Exercise description: Set down the data below from its first line to the line holding "-1.89, -2.67, -3.99, -2.00, -1.16]", inclusive; omit all pictures.

════════

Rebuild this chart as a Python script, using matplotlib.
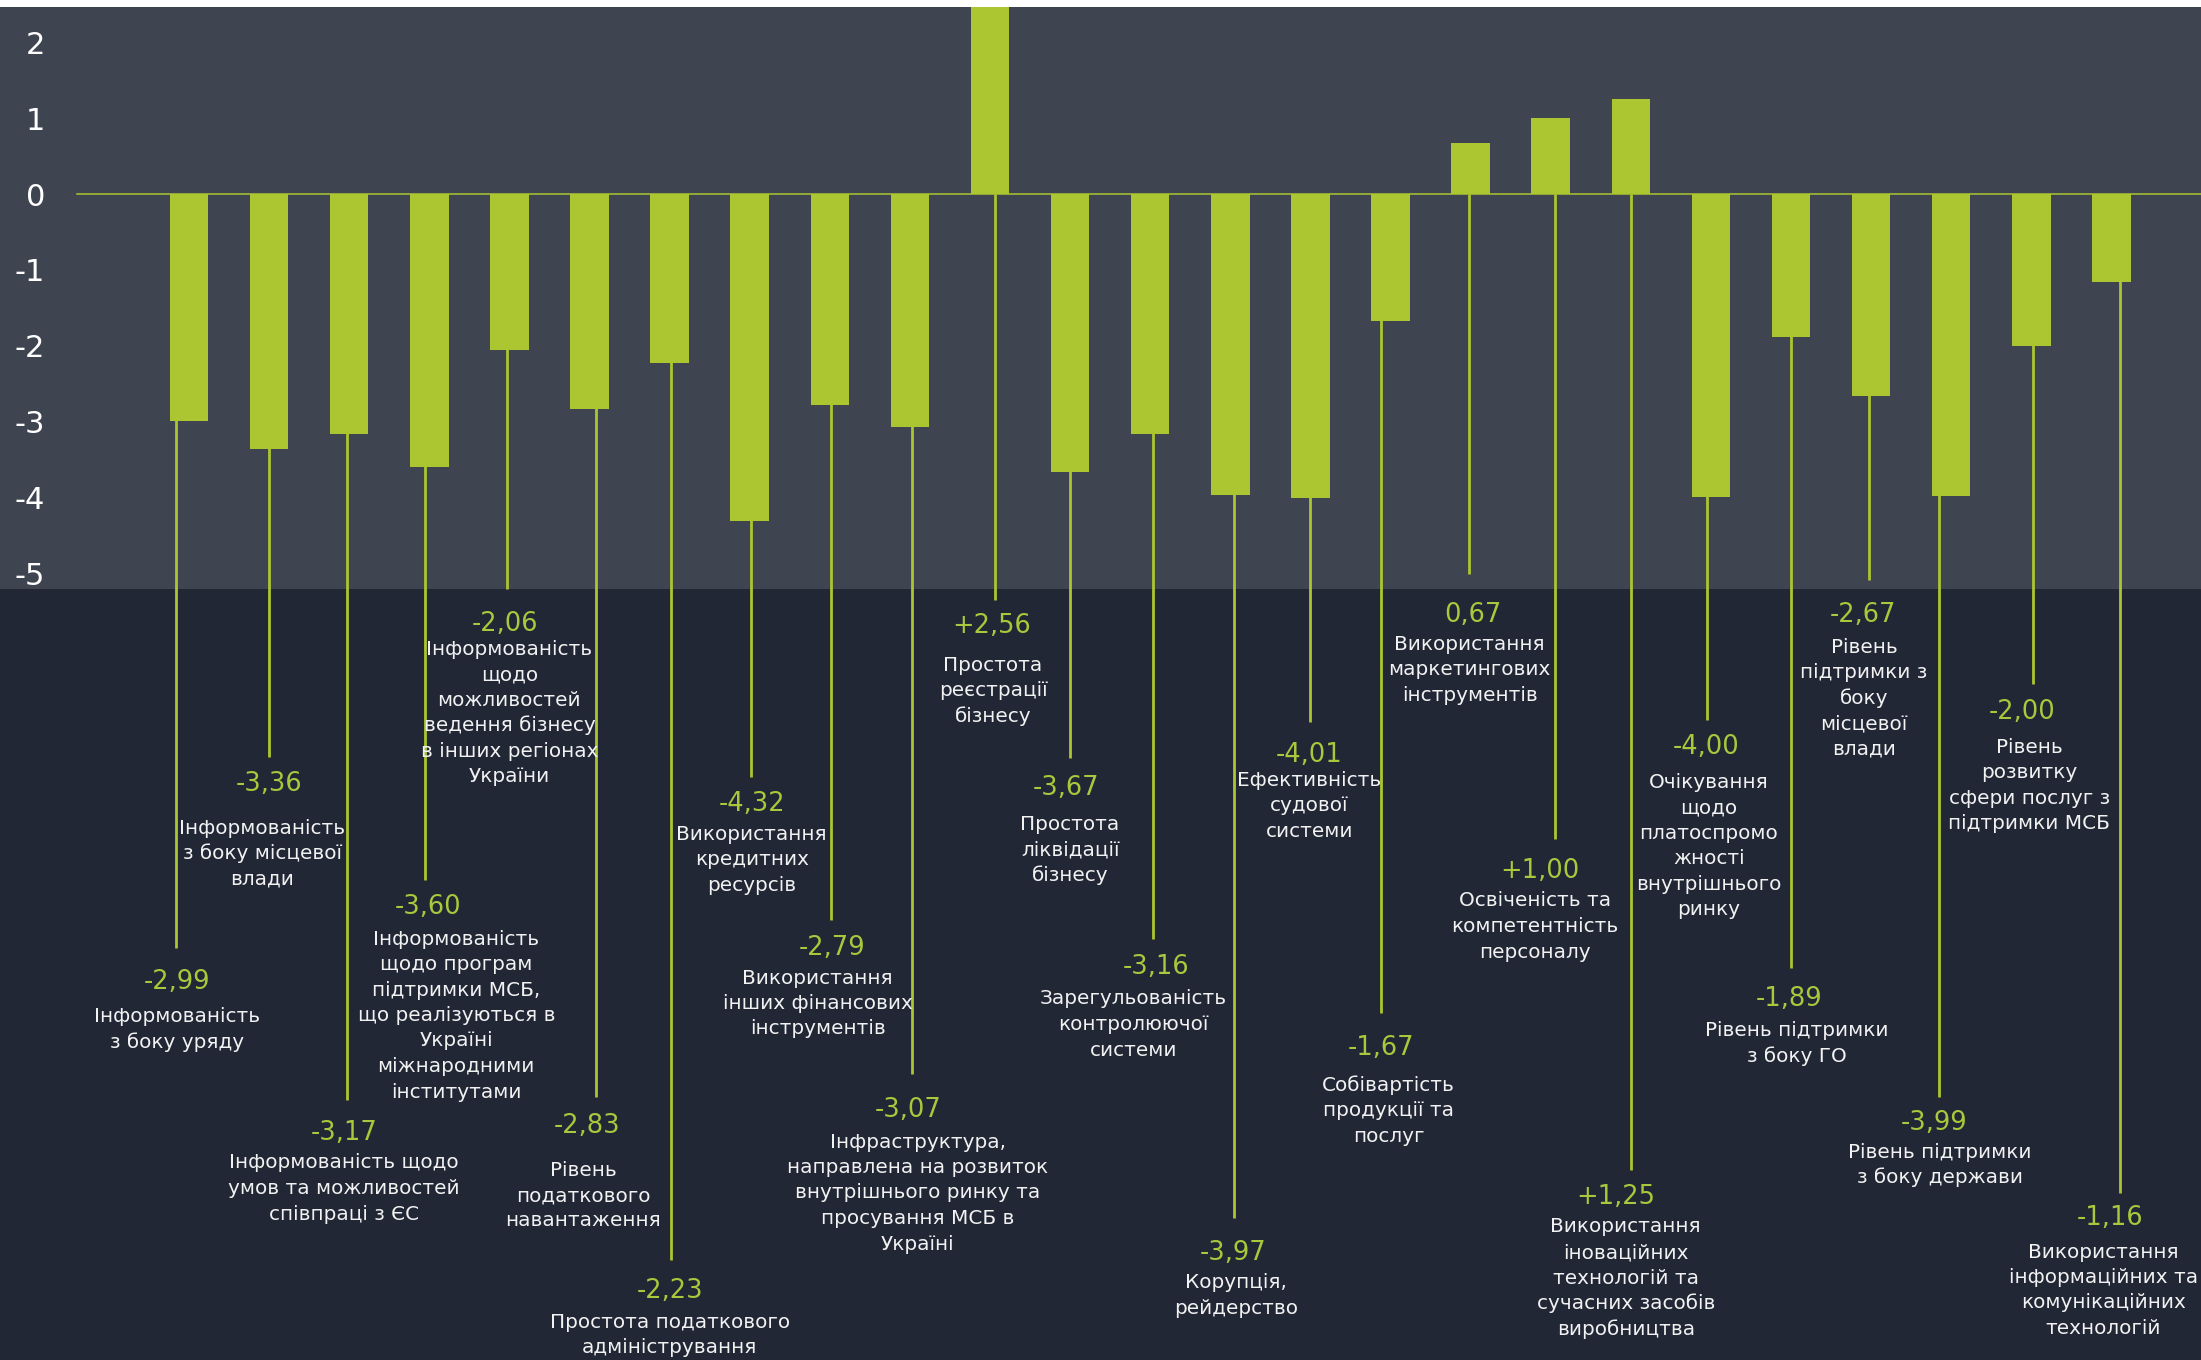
import matplotlib
matplotlib.use('Agg')
import matplotlib.pyplot as plt

# ═══════════════════════════════════════
#  Data
# ═══════════════════════════════════════
VALUES = [-2.99, -3.36, -3.17, -3.60, -2.06, -2.83, -2.23, -4.32, -2.79, -3.07,
          2.56, -3.67, -3.16, -3.97, -4.01, -1.67, 0.67, 1.00, 1.25, -4.00,
          -1.89, -2.67, -3.99, -2.00, -1.16]

VALUE_TEXT = ["-2,99", "-3,36", "-3,17", "-3,60", "-2,06", "-2,83", "-2,23", "-4,32",
              "-2,79", "-3,07", "+2,56", "-3,67", "-3,16", "-3,97", "-4,01", "-1,67",
              "0,67", "+1,00", "+1,25", "-4,00", "-1,89", "-2,67", "-3,99", "-2,00",
              "-1,16"]

FACTORS = [
    "Інформованість\nз боку уряду",
    "Інформованість\nз боку місцевої\nвлади",
    "Інформованість щодо\nумов та можливостей\nспівпраці з ЄС",
    "Інформованість\nщодо програм\nпідтримки МСБ,\nщо реалізуються в\nУкраїні\nміжнародними\nінститутами",
    "Інформованість\nщодо\nможливостей\nведення бізнесу\nв інших регіонах\nУкраїни",
    "Рівень\nподаткового\nнавантаження",
    "Простота податкового\nадміністрування",
    "Використання\nкредитних\nресурсів",
    "Використання\nінших фінансових\nінструментів",
    "Інфраструктура,\nнаправлена на розвиток\nвнутрішнього ринку та\nпросування МСБ в\nУкраїні",
    "Простота\nреєстрації\nбізнесу",
    "Простота\nліквідації\nбізнесу",
    "Зарегульованість\nконтролюючої\nсистеми",
    "Корупція,\nрейдерство",
    "Ефективність\nсудової\nсистеми",
    "Собівартість\nпродукції та\nпослуг",
    "Використання\nмаркетингових\nінструментів",
    "Освіченість та\nкомпетентність\nперсоналу",
    "Використання\nіноваційних\nтехнологій та\nсучасних засобів\nвиробництва",
    "Очікування\nщодо\nплатоспромо\nжності\nвнутрішнього\nринку",
    "Рівень підтримки\nз боку ГО",
    "Рівень\nпідтримки з\nбоку\nмісцевої\nвлади",
    "Рівень підтримки\nз боку держави",
    "Рівень\nрозвитку\nсфери послуг з\nпідтримки МСБ",
    "Використання\nінформаційних та\nкомунікаційних\nтехнологій",
]

Y_TICKS = [2, 1, 0, -1, -2, -3, -4, -5]

# ═══════════════════════════════════════
#  Layout (pixels of the 2201x1360 picture)
# ═══════════════════════════════════════
W, H, DPI = 2201, 1360, 100
TOP_PX = 7          # white strip above the chart
ZERO_PX = 194       # y pixel of value 0
UNIT_PX = 75.8      # pixels per unit
X0_PX = 189         # centre of first bar
STEP_PX = 80.1      # bar spacing
BAND_PX = 589       # end of the lighter upper band
LINE_GAP = 25.5     # line spacing of the captions

# per bar: leader dx, leader end y, value dx, value y, caption dx, caption y
LABEL_LAYOUT = [
    (-13, 948, 1, 982, 1, 1017),
    (0, 757, 0, 784, -7, 828),
    (-2, 1100, -3, 1133, -3, 1163),
    (-4, 880, 3, 907, 31, 939),
    (-2, 589, -2, 624, 2, 649),
    (7, 1097, -9, 1126, -13, 1170),
    (1, 1260, -1, 1291, -1, 1322),
    (1, 777, 1, 804, 1, 834),
    (1, 920, 1, 948, -13, 978),
    (2, 1074, -4, 1110, 6, 1142),
    (5, 600, -3, 626, -2, 665),
    (0, 758, -4, 788, 0, 824),
    (3, 939, 3, 967, -20, 999),
    (4, 1218, -1, 1253, 2, 1283),
    (0, 722, -1, 755, -1, 780),
    (-9, 1013, 0, 1048, 7, 1085),
    (-2, 574, 4, 615, 1, 644),
    (4, 839, -15, 871, -20, 901),
    (0, 1170, -15, 1197, -5, 1227),
    (-4, 720, -1, 747, 2, 782),
    (0, 968, -2, 999, 6, 1031),
    (-2, 580, -6, 615, -5, 647),
    (-12, 1097, -5, 1123, 1, 1152),
    (2, 684, -11, 712, -4, 747),
    (9, 1193, -10, 1218, -17, 1252),
]

GREEN = '#abc630'
GREEN_TXT = '#a9c83c'
UPPER = '#3f4451'
LOWER = '#222736'
WHITE = '#f2f2f2'

plt.rcParams['font.family'] = ['DejaVu Sans']


def py(y_px):
    """picture y pixel -> data value"""
    return (ZERO_PX - y_px) / UNIT_PX


def px(dx):
    """pixel offset -> data x offset"""
    return dx / STEP_PX


fig = plt.figure(figsize=(W / DPI, H / DPI), dpi=DPI, facecolor='white')
ax = fig.add_axes([0, 0, 1, (H - TOP_PX) / H])
ax.set_facecolor(LOWER)
ax.set_xlim(-X0_PX / STEP_PX, (W - X0_PX) / STEP_PX)
ax.set_ylim(py(H), py(TOP_PX))
for s in ax.spines.values():
    s.set_visible(False)

ax.axhspan(py(BAND_PX), py(TOP_PX), color=UPPER, lw=0, zorder=0)
ax.axhline(0, xmin=77 / W, xmax=1, color=GREEN, lw=1.1, zorder=2)

x = list(range(len(VALUES)))
ax.bar(x, VALUES, width=38.5 / STEP_PX, color=GREEN, lw=0, zorder=3)

for i, (ldx, lend, vdx, vy, tdx, ty) in enumerate(LABEL_LAYOUT):
    lx = i + px(ldx)
    ax.plot([lx, lx], [0, py(lend)], color=GREEN, lw=2, zorder=2,
            solid_capstyle='butt')
    ax.text(lx + px(vdx), py(vy), VALUE_TEXT[i], color=GREEN_TXT,
            fontsize=18.5, ha='center', va='center', zorder=4)
    for k, line in enumerate(FACTORS[i].split('\n')):
        ax.text(lx + px(tdx), py(ty + k * LINE_GAP), line, color=WHITE,
                fontsize=14.4, ha='center', va='center', zorder=4)

ax.set_xticks([])
ax.set_yticks(Y_TICKS)
ax.set_yticklabels([str(t) for t in Y_TICKS])
ax.tick_params(axis='y', length=0, pad=-32.5, labelsize=22, labelcolor='white')
for lab in ax.get_yticklabels():
    lab.set_horizontalalignment('right')

fig.savefig('out.png', dpi=DPI, facecolor='white')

════════

Response:
Rebuild this chart as a Python script, using matplotlib.
import matplotlib
matplotlib.use('Agg')
import matplotlib.pyplot as plt

# ═══════════════════════════════════════
#  Data
# ═══════════════════════════════════════
VALUES = [-2.99, -3.36, -3.17, -3.60, -2.06, -2.83, -2.23, -4.32, -2.79, -3.07,
          2.56, -3.67, -3.16, -3.97, -4.01, -1.67, 0.67, 1.00, 1.25, -4.00,
          -1.89, -2.67, -3.99, -2.00, -1.16]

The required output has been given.